Information provided
____________

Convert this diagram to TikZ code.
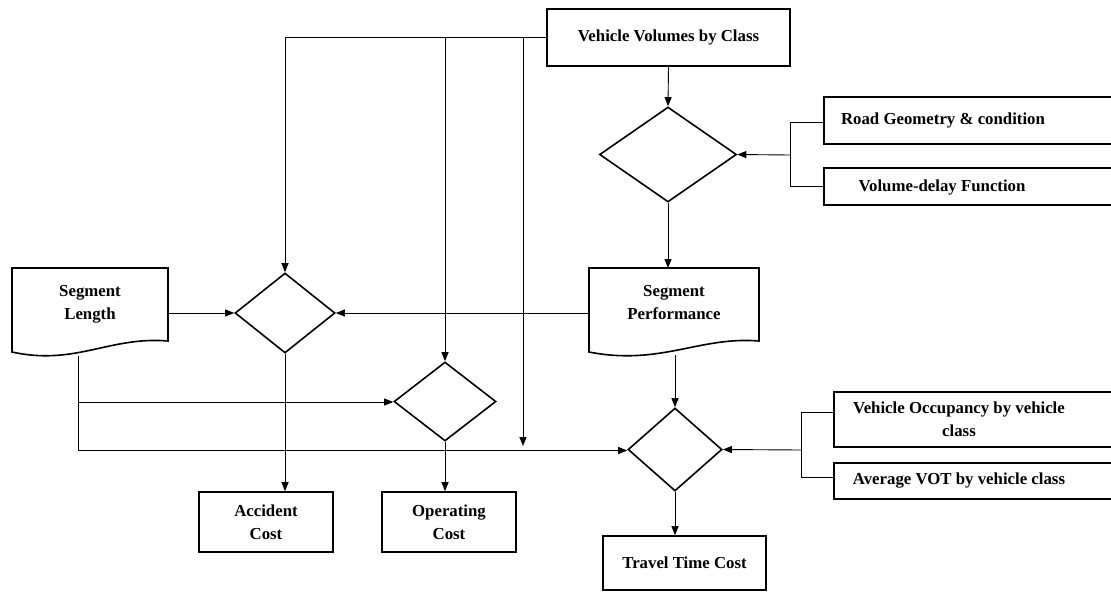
\documentclass[tikz,border=0pt]{standalone}
\usepackage{fontspec}
\setmainfont{Liberation Serif}
\usetikzlibrary{arrows.meta,shapes.geometric,calc}
\tikzset{
  shp/.style={line width=1.6pt},
  conn/.style={line width=0.9pt},
  arr/.style={conn,-{Triangle[length=9pt,width=7pt]}},
  boxn/.style={shp,draw,rectangle,inner sep=0pt,align=center,font=\fontsize{16.8}{23}\selectfont\bfseries},
  dia/.style={shp,draw,diamond,inner sep=0pt},
  txt/.style={align=center,inner sep=0pt,font=\fontsize{16.8}{23}\selectfont\bfseries}
}
\begin{document}
\begin{tikzpicture}[x=1pt,y=-1pt]
\useasboundingbox[fill=white] (0,0) rectangle (1111,592);
% boxes
\node[boxn,minimum width=243pt,minimum height=57pt] (vv) at (668.5,37.5) {Vehicle Volumes by Class};
\node[boxn,minimum width=290pt,minimum height=47pt,anchor=west] (rg) at (823,120.5) {};
\node[txt] (rgt) at (943,120) {Road Geometry \& condition};
\node[boxn,minimum width=290pt,minimum height=37pt,anchor=west] (vd) at (823,186.5) {};
\node[txt] (vdt) at (942,187) {Volume-delay Function};
\node[boxn,minimum width=280pt,minimum height=55pt,anchor=west] (vo) at (833,419.5) {};
\node[txt] (vot) at (959,419) {Vehicle Occupancy by vehicle\\class};
\node[boxn,minimum width=280pt,minimum height=36pt,anchor=west] (av) at (833,481) {};
\node[txt] (avt) at (959,481) {Average VOT by vehicle class};
\node[boxn,minimum width=134pt,minimum height=60pt] (ac) at (266,522) {Accident\\Cost};
\node[boxn,minimum width=134pt,minimum height=60pt] (oc) at (449,522) {Operating\\Cost};
\node[boxn,minimum width=163pt,minimum height=54pt] (tc) at (684.5,563) {Travel Time Cost};
% diamonds
\node[dia,minimum width=137pt,minimum height=95pt] (d1) at (668,154.5) {};
\node[dia,minimum width=100pt,minimum height=80pt] (ad) at (285,313) {};
\node[dia,minimum width=102pt,minimum height=79pt] (od) at (445,401.5) {};
\node[dia,minimum width=94pt,minimum height=83pt] (td) at (675,449.5) {};
% documents
\draw[shp] (12,268) -- (168,268) -- (168,341) .. controls (110,336) and (75,366) .. (12,352) -- cycle;
\node[txt] (sl) at (90,304) {Segment\\Length};
\draw[shp] (589,268) -- (759,268) -- (759,341) .. controls (700,336) and (660,366) .. (589,352) -- cycle;
\node[txt] (sp) at (674,303) {Segment\\Performance};
\coordinate (slr) at (168,313);
\coordinate (spl) at (589,313);
\coordinate (slb) at (78,356);
\coordinate (spb) at (675,355);
\coordinate (fr) at (523,446);
\coordinate (b1) at (790,155);
\coordinate (b2) at (801,450);
% connectors
\draw[arr] (vv.west) -| (ad.north);
\draw[arr] (vv.west) -| (od.north);
\draw[arr] (vv.west) -| (fr);
\draw[arr] (vv.south) -- (d1.north);
\draw[conn] ([yshift=-1.5pt]rg.west) -| (b1);
\draw[conn] (vd.west) -| (b1);
\draw[arr] (b1) -- (d1.east);
\draw[arr] (d1.south) -- (d1.south |- 0,268);
\draw[arr] (slr) -- (ad.west);
\draw[arr] (spl) -- (ad.east);
\draw[arr] (slb) |- ([yshift=-0.5pt]od.west);
\draw[arr] (slb) |- ([yshift=-1pt]td.west);
\draw[arr] (ad.south) -- (ac.north -| ad.south);
\draw[arr] (od.south) -- (oc.north -| od.south);
\draw[arr] (spb) -- (td.north);
\draw[arr] (td.south) -- (tc.north -| td.south);
\draw[conn] ([yshift=7.5pt]vo.west) -| (b2);
\draw[conn] ([yshift=4pt]av.west) -| (b2);
\draw[arr] (b2) -- (td.east);
\end{tikzpicture}
\end{document}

____________

What is being asked
Transcribe the listing above verbatim. Omit the pictures.

Exercise answer
Convert this diagram to TikZ code.
\documentclass[tikz,border=0pt]{standalone}
\usepackage{fontspec}
\setmainfont{Liberation Serif}
\usetikzlibrary{arrows.meta,shapes.geometric,calc}
\tikzset{
  shp/.style={line width=1.6pt},
  conn/.style={line width=0.9pt},
  arr/.style={conn,-{Triangle[length=9pt,width=7pt]}},
  boxn/.style={shp,draw,rectangle,inner sep=0pt,align=center,font=\fontsize{16.8}{23}\selectfont\bfseries},
  dia/.style={shp,draw,diamond,inner sep=0pt},
  txt/.style={align=center,inner sep=0pt,font=\fontsize{16.8}{23}\selectfont\bfseries}
}
\begin{document}
\begin{tikzpicture}[x=1pt,y=-1pt]
\useasboundingbox[fill=white] (0,0) rectangle (1111,592);
% boxes
\node[boxn,minimum width=243pt,minimum height=57pt] (vv) at (668.5,37.5) {Vehicle Volumes by Class};
\node[boxn,minimum width=290pt,minimum height=47pt,anchor=west] (rg) at (823,120.5) {};
\node[txt] (rgt) at (943,120) {Road Geometry \& condition};
\node[boxn,minimum width=290pt,minimum height=37pt,anchor=west] (vd) at (823,186.5) {};
\node[txt] (vdt) at (942,187) {Volume-delay Function};
\node[boxn,minimum width=280pt,minimum height=55pt,anchor=west] (vo) at (833,419.5) {};
\node[txt] (vot) at (959,419) {Vehicle Occupancy by vehicle\\class};
\node[boxn,minimum width=280pt,minimum height=36pt,anchor=west] (av) at (833,481) {};
\node[txt] (avt) at (959,481) {Average VOT by vehicle class};
\node[boxn,minimum width=134pt,minimum height=60pt] (ac) at (266,522) {Accident\\Cost};
\node[boxn,minimum width=134pt,minimum height=60pt] (oc) at (449,522) {Operating\\Cost};
\node[boxn,minimum width=163pt,minimum height=54pt] (tc) at (684.5,563) {Travel Time Cost};
% diamonds
\node[dia,minimum width=137pt,minimum height=95pt] (d1) at (668,154.5) {};
\node[dia,minimum width=100pt,minimum height=80pt] (ad) at (285,313) {};
\node[dia,minimum width=102pt,minimum height=79pt] (od) at (445,401.5) {};
\node[dia,minimum width=94pt,minimum height=83pt] (td) at (675,449.5) {};
% documents
\draw[shp] (12,268) -- (168,268) -- (168,341) .. controls (110,336) and (75,366) .. (12,352) -- cycle;
\node[txt] (sl) at (90,304) {Segment\\Length};
\draw[shp] (589,268) -- (759,268) -- (759,341) .. controls (700,336) and (660,366) .. (589,352) -- cycle;
\node[txt] (sp) at (674,303) {Segment\\Performance};
\coordinate (slr) at (168,313);
\coordinate (spl) at (589,313);
\coordinate (slb) at (78,356);
\coordinate (spb) at (675,355);
\coordinate (fr) at (523,446);
\coordinate (b1) at (790,155);
\coordinate (b2) at (801,450);
% connectors
\draw[arr] (vv.west) -| (ad.north);
\draw[arr] (vv.west) -| (od.north);
\draw[arr] (vv.west) -| (fr);
\draw[arr] (vv.south) -- (d1.north);
\draw[conn] ([yshift=-1.5pt]rg.west) -| (b1);
\draw[conn] (vd.west) -| (b1);
\draw[arr] (b1) -- (d1.east);
\draw[arr] (d1.south) -- (d1.south |- 0,268);
\draw[arr] (slr) -- (ad.west);
\draw[arr] (spl) -- (ad.east);
\draw[arr] (slb) |- ([yshift=-0.5pt]od.west);
\draw[arr] (slb) |- ([yshift=-1pt]td.west);
\draw[arr] (ad.south) -- (ac.north -| ad.south);
\draw[arr] (od.south) -- (oc.north -| od.south);
\draw[arr] (spb) -- (td.north);
\draw[arr] (td.south) -- (tc.north -| td.south);
\draw[conn] ([yshift=7.5pt]vo.west) -| (b2);
\draw[conn] ([yshift=4pt]av.west) -| (b2);
\draw[arr] (b2) -- (td.east);
\end{tikzpicture}
\end{document}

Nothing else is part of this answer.